So, I’ve already written an article on how author intent is irrelevant. However, I might have to backtrack on my statement. It wasn’t exactly recently that J. K. Rowling said in an interview that Ron and Hermione would never have been together in real life. This didn’t mean much for me as I’m not an uberfan, but as with the last time that Rowling dropped a little secret about one of her characters that isn’t in the novels themselves, it got a huge fan reaction.
I feel like none of these bits of trivia (yes, “trivia” like “trivial”) should matter. Nothing that she says changes anything that happens in the novels. Dumbledore being gay does not change the story. The fact that she felt the Ron and Hermione relationship was not realistic does not change what happens. It still happens. And yet… BOOM!
There are comments upon comments of readers either in favor or against what she said. Some were delighted, because it confirmed for them something that they believed all along. However, what has piqued most of my interest were the comments stating that Rowling had “ruined” or “cast[ed] a negative light on the novels” with her statement. I take this to mean that either the reader is unable to enjoy the novels in the same way with this knowledge. If author intent were completely irrelevant, this wouldn’t be.
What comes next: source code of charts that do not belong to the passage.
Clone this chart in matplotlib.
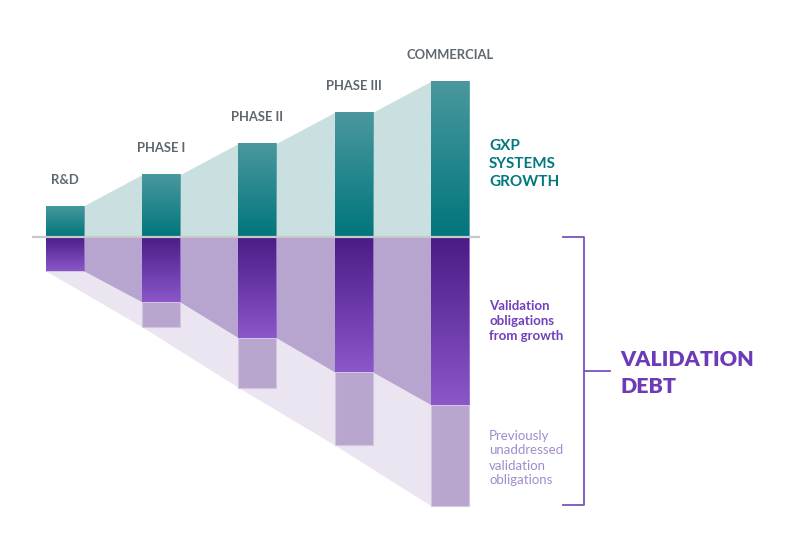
import numpy as np
import matplotlib
matplotlib.use("Agg")
import matplotlib.pyplot as plt
from matplotlib.colors import LinearSegmentedColormap

plt.rcParams['font.family'] = ['Lato', 'DejaVu Sans']

# ---- data ----
stages = ["R&D", "PHASE I", "PHASE II", "PHASE III", "COMMERCIAL"]
growth = [1.0, 2.0, 3.0, 4.0, 5.0]                 # GXP systems growth
new_obligations = [1.1, 2.1, 3.25, 4.35, 5.4]      # validation obligations from growth
prev_obligations = [0.0, 0.8, 1.6, 2.35, 3.25]     # previously unaddressed obligations

W, H = 788, 550
fig = plt.figure(figsize=(W / 100, H / 100), dpi=100)
ax = fig.add_axes([0, 0, 1, 1])
ax.set_axis_off()

# axis mapping (pixel layout)
px_per_x = 96.25
px_per_y = 31.1
x0_px, base_px = 65, 236.7
ax.set_xlim(-x0_px / px_per_x, (W - x0_px) / px_per_x)
ax.set_ylim(-(H - base_px) / px_per_y, base_px / px_per_y)

bw = 38 / px_per_x
x = np.arange(len(stages), dtype=float)
g = np.array(growth)
n = np.array(new_obligations)
p = np.array(prev_obligations)
xl = x - bw / 2
xr = x + bw / 2

# step outlines for background bands
xs = np.ravel(np.column_stack([xl, xr]))
teal_bg, purple_bg, lav_bg = "#c9dfe0", "#b7a5cf", "#ebe5f1"

# lavender band: through bottom-left corners of each stack
ax.fill_between(xl, 0, -(n + p), color=lav_bg, lw=0, zorder=1)
# medium purple band connecting new-obligation bottoms
ax.fill_between(xs, 0, -np.repeat(n, 2), color=purple_bg, lw=0, zorder=1.5)
# teal band connecting growth tops
ax.fill_between(xs, 0, np.repeat(g, 2), color=teal_bg, lw=0, zorder=1.5)

teal_cmap = LinearSegmentedColormap.from_list("teal", ["#00767c", "#4a989e"])
purple_cmap = LinearSegmentedColormap.from_list("purp", ["#8b57ca", "#4a1b86"])
grad = np.linspace(0, 1, 256).reshape(-1, 1)

def gradient_bars(bars, cmap, top, bottom):
    for b, t, bo in zip(bars, top, bottom):
        im = ax.imshow(grad, cmap=cmap, aspect="auto", origin="lower",
                       extent=[b.get_x(), b.get_x() + b.get_width(), bo, t],
                       zorder=3, interpolation="bicubic")
        im.set_clip_path(b)

tb = ax.bar(x, g, width=bw, bottom=0, color="#2a8a90", edgecolor="#5aa2a7",
            lw=0.6, zorder=2)
gradient_bars(tb, teal_cmap, g, np.zeros_like(g))

nb = ax.bar(x, -n, width=bw, bottom=0, color="#6a3aaa", edgecolor="#9a70d0",
            lw=0.6, zorder=2)
gradient_bars(nb, purple_cmap, np.zeros_like(n), -n)

pb = ax.bar(x, -p, width=bw, bottom=-n, color="#b8a6cf", edgecolor="#d2c6e2",
            lw=0.8, zorder=2.5)

# baseline
ax.plot([(32 - x0_px) / px_per_x, (480 - x0_px) / px_per_x], [0, 0],
        color="#c8c8c8", lw=1.6, zorder=4, solid_capstyle="butt")

# stage labels
for xi, gi, lab in zip(x, g, stages):
    ax.annotate(lab, (xi, gi), xytext=(0, 20), textcoords="offset pixels",
                ha="center", va="bottom", fontsize=9.4, color="#5e6670",
                fontweight="bold")

def fx(px):
    return px / W

def fy(py):
    return 1 - py / H

fig.text(fx(489), fy(164), "GXP\nSYSTEMS\nGROWTH", ha="left", va="center",
         fontsize=11, fontweight="bold", color="#00787e", linespacing=1.35)
fig.text(fx(489), fy(321), "Validation\nobligations\nfrom growth", ha="left",
         va="center", fontsize=9.5, fontweight="bold", color="#7140bb",
         linespacing=1.3)
fig.text(fx(489), fy(458), "Previously\nunaddressed\nvalidation\nobligations",
         ha="left", va="center", fontsize=9.5, color="#a08ccc", linespacing=1.3)
fig.text(fx(620), fy(373), "VALIDATION\nDEBT", ha="left", va="center",
         fontsize=15.4, fontweight="heavy", color="#6d3ab8", linespacing=1.45)

# bracket
bc = "#7b52c2"
fig.add_artist(plt.Line2D([fx(563), fx(584.3), fx(584.3), fx(563)],
                          [fy(237.3), fy(237.3), fy(505), fy(505)],
                          color=bc, lw=1.3))
fig.add_artist(plt.Line2D([fx(584.3), fx(609.5)], [fy(370.7), fy(370.7)],
                          color=bc, lw=1.3))

fig.savefig("out.png", dpi=100, facecolor="white")
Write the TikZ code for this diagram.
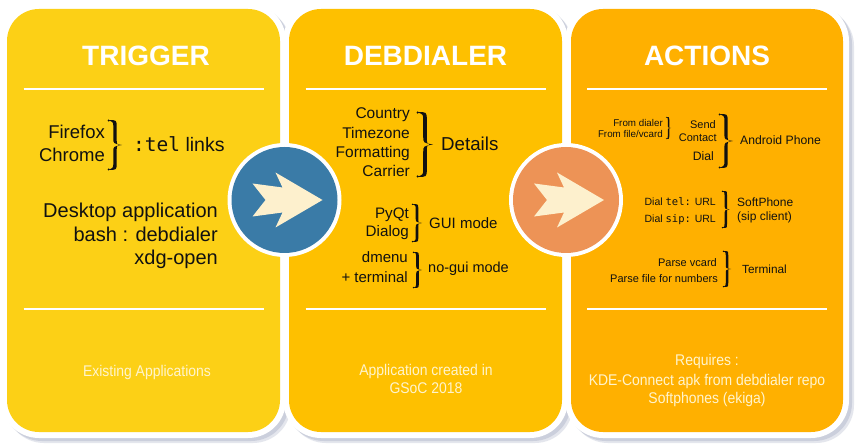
\documentclass[tikz,border=0pt]{standalone}
\usepackage{fontspec}
\setmainfont{Liberation Sans}
\newfontfamily\monof{DejaVu Sans Mono}
\newfontfamily\narrowf[FakeStretch=0.9]{Liberation Sans}
\definecolor{pone}{RGB}{252,208,22}
\definecolor{ptwo}{RGB}{254,192,0}
\definecolor{pthree}{RGB}{255,176,0}
\definecolor{cblue}{RGB}{58,123,167}
\definecolor{corange}{RGB}{237,147,86}
\definecolor{arrowfill}{RGB}{253,240,205}
\definecolor{shadowc}{RGB}{180,186,204}
\definecolor{txt}{RGB}{17,17,17}
\definecolor{pale}{RGB}{255,244,205}
\newcommand{\fs}[1]{\fontsize{#1}{#1}\selectfont}
% curly brace: x-left, y-top, y-bottom, width, stem thickness
\newcommand{\curlyb}[5]{%
  \pgfmathsetmacro{\bxa}{#1}%
  \pgfmathsetmacro{\bxm}{#1+#4*0.5}%
  \pgfmathsetmacro{\bxp}{#1+#4}%
  \pgfmathsetmacro{\bym}{(#2+#3)/2}%
  \pgfmathsetmacro{\brr}{min(#4*0.5,(#3-#2)/4)}%
  \pgfmathsetmacro{\bto}{\bxm+#5/2}%
  \pgfmathsetmacro{\bti}{\bxm-#5/2}%
  \pgfmathsetmacro{\btr}{#5*0.32}%
  \fill[txt] (\bxa,#2) .. controls (\bto,#2) .. (\bto,{#2+\brr})
    -- (\bto,{\bym-\brr}) .. controls (\bto,\bym) .. (\bxp,\bym)
    .. controls (\bto,\bym) .. (\bto,{\bym+\brr})
    -- (\bto,{#3-\brr}) .. controls (\bto,#3) .. (\bxa,#3)
    .. controls (\bti,{#3-0.3*\brr}) .. (\bti,{#3-\brr})
    -- (\bti,{\bym+\brr}) .. controls (\bti,{\bym+0.2*\brr}) .. (\bxp,\bym)
    .. controls (\bti,{\bym-0.2*\brr}) .. (\bti,{\bym-\brr})
    -- (\bti,{#2+\brr}) .. controls (\bti,{#2+0.3*\brr}) .. (\bxa,#2) -- cycle;
  \fill[txt] ({\bxa+\btr*0.6},{#2+\btr*0.5}) circle (\btr);
  \fill[txt] ({\bxa+\btr*0.6},{#3-\btr*0.5}) circle (\btr);}
\begin{document}
\begin{tikzpicture}[x=1pt,y=-1pt,
  title/.style={font=\fs{28}\bfseries, text=white, anchor=base, inner sep=0},
  rt/.style={text=txt, inner sep=0, anchor=base east},
  lt/.style={text=txt, inner sep=0, anchor=base west},
  foot/.style={font=\narrowf\fs{15.5}, text=pale, inner sep=0, anchor=base},
  rule/.style={draw=white, line width=1.6pt}]
\useasboundingbox (0,0) rectangle (857,446);
\fill[white] (0,0) rectangle (857,446);
% shadows
\foreach \l/\r in {7/280, 289/562, 571/843}{
  \fill[shadowc, opacity=0.35, rounded corners=38] ({\l-6+5},{3+5}) rectangle ({\r+6+5},{438+5});
  \fill[shadowc, opacity=0.5, rounded corners=38] ({\l-6+3},{3+3}) rectangle ({\r+6+3},{438+3});
}
% white borders
\foreach \l/\r in {7/280, 289/562, 571/843}{
  \fill[white, rounded corners=38] ({\l-6},3) rectangle ({\r+6},438);
}
% panels
\foreach \l/\r/\c in {7/280/pone, 289/562/ptwo, 571/843/pthree}{
  \fill[\c, rounded corners=32] (\l,9) rectangle (\r,432);
  \draw[rule] ({(\l+\r)/2-120},89) -- ({(\l+\r)/2+120},89);
  \draw[rule] ({(\l+\r)/2-120},309) -- ({(\l+\r)/2+120},309);
}
% titles
\node[title] (t1) at (146,66) {TRIGGER};
\node[title] (t2) at (425.5,66) {DEBDIALER};
\node[title] (t3) at (707,66) {ACTIONS};
% panel 1
\node[rt, font=\fs{18.5}] (ff) at (105,139) {Firefox};
\node[rt, font=\fs{18.5}] (ch) at (105,162) {Chrome};
\curlyb{108}{120}{170}{14}{3.4}
\node[lt, font=\fs{19.5}] (tl) at (133,152) {{\monof :tel} links};
\node[rt, font=\fs{20}] (da) at (218,218) {Desktop application};
\node[rt, font=\fs{20}] (bd) at (218,241.5) {bash : debdialer};
\node[rt, font=\fs{20}] (xo) at (218,265) {xdg-open};
\node[foot] (f1) at (147,377) {Existing Applications};
% panel 2
\node[rt, font=\fs{15.5}] (co) at (410,119) {Country};
\node[rt, font=\fs{15.5}] (tz) at (410,138.3) {Timezone};
\node[rt, font=\fs{15.5}] (fo) at (410,157.7) {Formatting};
\node[rt, font=\fs{15.5}] (ca) at (410,177) {Carrier};
\curlyb{417}{112}{177}{16}{3.6}
\node[lt, font=\fs{18.7}] (de) at (441,151) {Details};
\node[rt, font=\fs{15.2}] (pq) at (409,219) {PyQt};
\node[rt, font=\fs{15.2}] (dl) at (409,237) {Dialog};
\curlyb{412}{204}{242}{10}{2.6}
\node[lt, font=\fs{15}] (gm) at (429,229) {GUI mode};
\node[rt, font=\fs{15}] (dm) at (408,263) {dmenu};
\node[rt, font=\fs{15}] (te) at (408,283) {+ terminal};
\curlyb{413}{252}{288}{9}{2.6}
\node[lt, font=\fs{14.5}] (ng) at (428,273) {no-gui mode};
\node[foot] (f2a) at (426,375) {Application created in};
\node[foot] (f2b) at (426,393) {GSoC 2018};
% panel 3
\node[rt, font=\fs{9.8}] (fd) at (663,127) {From dialer};
\node[rt, font=\fs{9.8}] (fv) at (663,138) {From file/vcard};
\curlyb{666}{117}{139}{5}{1.5}
\node[rt, font=\fs{11}] (se) at (716,129) {Send};
\node[rt, font=\fs{11}] (ct) at (717,142) {Contact};
\node[rt, font=\fs{12.2}] (di) at (714,161) {Dial};
\curlyb{719}{114}{168}{14}{3.2}
\node[lt, font=\fs{12.2}] (ap) at (740,145) {Android Phone};
\node[rt, font=\fs{10.5}] (dt) at (716,206) {Dial {\monof tel:} URL};
\node[rt, font=\fs{10.5}] (ds) at (716,223) {Dial {\monof sip:} URL};
\curlyb{722}{191}{228}{7.5}{2.5}
\node[lt, font=\fs{12}] (sp) at (737,207) {SoftPhone};
\node[lt, font=\fs{12}] (sc) at (737,221) {(sip client)};
\node[rt, font=\fs{11}] (pv) at (717,267) {Parse vcard};
\node[rt, font=\fs{11}] (pf) at (718,283) {Parse file for numbers};
\curlyb{723}{251}{287}{8}{2.5}
\node[lt, font=\fs{11.8}] (tm) at (742,274) {Terminal};
\node[foot] (f3a) at (707,366) {Requires :};
\node[foot] (f3b) at (707,385) {KDE-Connect apk from debdialer repo};
\node[foot] (f3c) at (707,403) {Softphones (ekiga)};
% circles with arrows
\foreach \cx/\cc in {284.5/cblue, 566/corange}{
  \fill[white] (\cx,200) circle (57);
  \fill[\cc] (\cx,200) circle (53);
  \fill[arrowfill] ({\cx+38},200) -- ({\cx-9},172.5) -- ({\cx-2},187.5) -- ({\cx-32},183.5)
    -- ({\cx-19},200) -- ({\cx-32},216.5) -- ({\cx-2},212.5) -- ({\cx-9},227.5) -- cycle;
}
\end{tikzpicture}
\end{document}
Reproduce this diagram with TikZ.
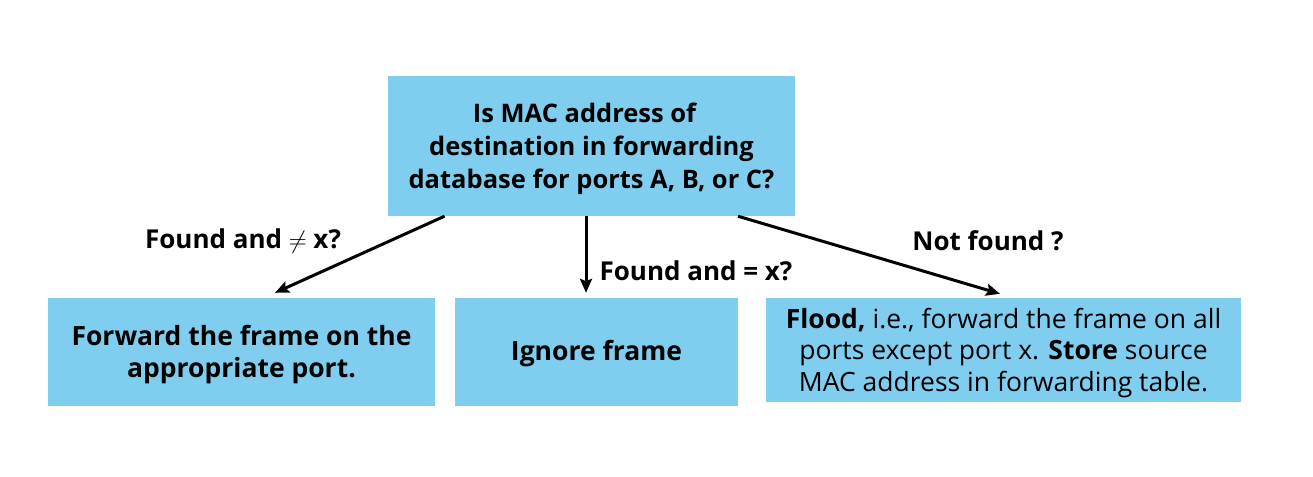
\documentclass[tikz,border=0pt]{standalone}
\usepackage{fontspec}
\setmainfont{Open Sans}
\usepackage{tikz}
\usetikzlibrary{arrows.meta}
\definecolor{boxblue}{HTML}{7FCEF0}

\begin{document}
\begin{tikzpicture}[x=1pt, y=-1pt,
		box/.style={fill=boxblue, draw=none, inner sep=0pt},
		txt/.style={align=center, inner sep=0pt, font=\fontsize{26.5}{32}\selectfont},
		lbl/.style={font=\fontsize{26}{30}\selectfont\bfseries},
		>={Stealth[length=14pt, width=12pt, inset=2.5pt]}, %Pfeilspitzen
		conn/.style={->, line width=3pt}]
	%Rahmen
	\useasboundingbox (0,0) rectangle (1313,476);
	% Kaesten
	\node[box, minimum width=407pt, minimum height=140pt] (query) at (591.5,146) {};
	\node[box, minimum width=387pt, minimum height=108pt] (fwd) at (241.5,352) {};
	\node[box, minimum width=283pt, minimum height=108pt] (ignore) at (596.5,352) {};
	\node[box, minimum width=475pt, minimum height=104pt] (flood) at (1003.5,350) {};
	% Texte in den Kaesten (yshift nach unten)
	\node[txt, font=\fontsize{25.5}{33}\selectfont\bfseries] (querytxt) at ([yshift=-3pt]query.center) {Is MAC address of\hspace*{14pt}\\ destination in forwarding\\ database for ports A, B, or C?};
	\node[txt, font=\fontsize{26.5}{32}\selectfont\bfseries] (fwdtxt) at ([yshift=-3pt]fwd.center) {Forward the frame on the\\ appropriate port.};
	\node[txt, font=\fontsize{26.5}{32}\selectfont\bfseries] (ignoretxt) at ([yshift=-2pt]ignore.center) {Ignore frame};
	\node[txt, font=\fontsize{26.5}{31.5}\selectfont] (floodtxt) at ([yshift=-3pt]flood.center) {\textbf{Flood,} i.e., forward the frame on all\\ ports except port x. \textbf{Store} source\\ MAC address in forwarding table.};
	% Pfeile
	\draw[conn] ([xshift=-147pt]query.south) -- ([xshift=33.5pt, yshift=5pt]fwd.north);
	\draw[conn] ([xshift=-5.5pt]query.south) -- ([xshift=-10.5pt, yshift=5pt]ignore.north);
	\draw[conn] ([xshift=146.5pt]query.south) -- ([xshift=-3.5pt, yshift=4pt]flood.north);
	% Beschriftung
	\node[lbl] (neq) at (243,241) {Found and $\neq$ x?};
	\node[lbl] (eq) at (696,271) {Found and = x?};
	\node[lbl] (nf) at (988,241) {Not found ?};
\end{tikzpicture}
\end{document}
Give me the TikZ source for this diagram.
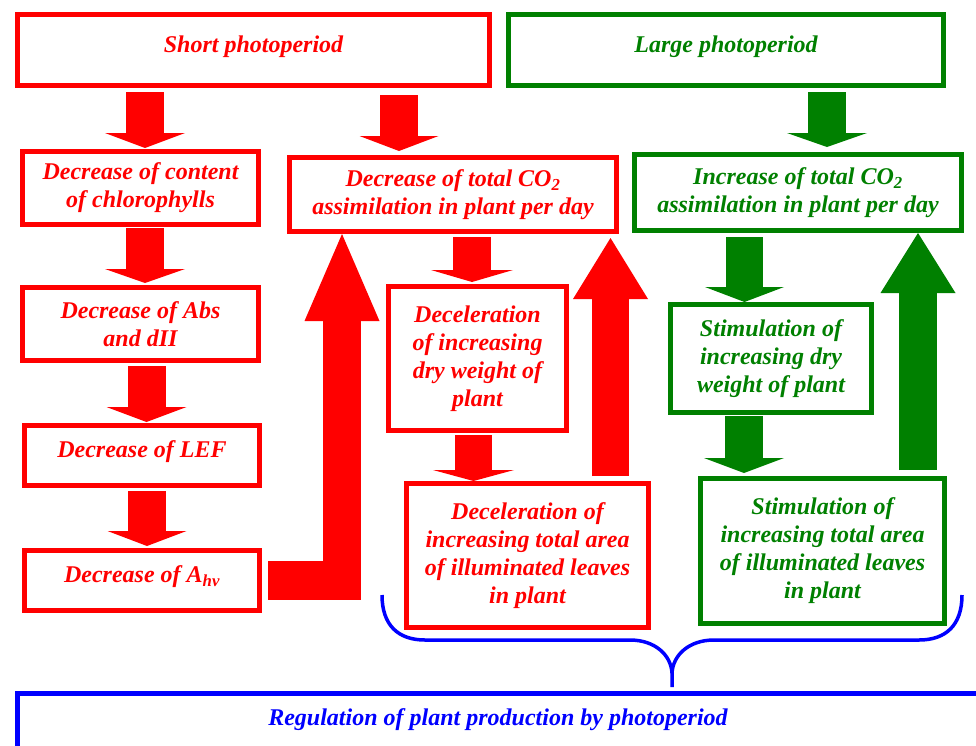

Still, I believe that with her statements, Rowling does in fact taint her work. She wrote these novels, encoding the message in the words where it was then received by the reader. The message was received and interpreted, and it cannot be taken back. By saying these things, she is in fact stealing meaning from the reader, which I feel is a betrayal of the author/reader relationship.
The reader trusts the author to be in absolute control of the story. I always say, “In order to write with authority, the author must be the god of their own world.” You, the author, are god, and a true god makes no mistakes. To take that back? Now, she is a person. Fallible. The veil is gone.
Now, sometimes, I like trivia. I find it interesting to see the contrast between what I had planned and what the final result was. I am the master of last minute decisions. I don’t think a single novel turned out how I originally planned it. And sometimes, you want to share this information with your readers. “You know, [So-and-so] was never supposed to survive past chapter five, but [he/she] grew on me.” And so on and so forth.
What is the difference? I had to sit and think on it a while, because it felt hypocritical. The difference is that the trivia that I would deem harmless and interesting are where I felt my plans were wrong, and I’m happy with the way that they went instead. What I presented to my reader is the best story that I could come up with. I believe in it. So-and-so lived past chapter five, because it was better. I’m not saying, I should have gone with my original intention, because this is unrealistic that they should have survived.
I have to hand it to Rowling. Letting out these little controversial bits of trivia every so often is business genius. One, it keeps people talking about the novels. Two, it requires very little work. As an author, I can’t help but admire her for it. As a normal person and reader, I can’t help but be really annoyed by it.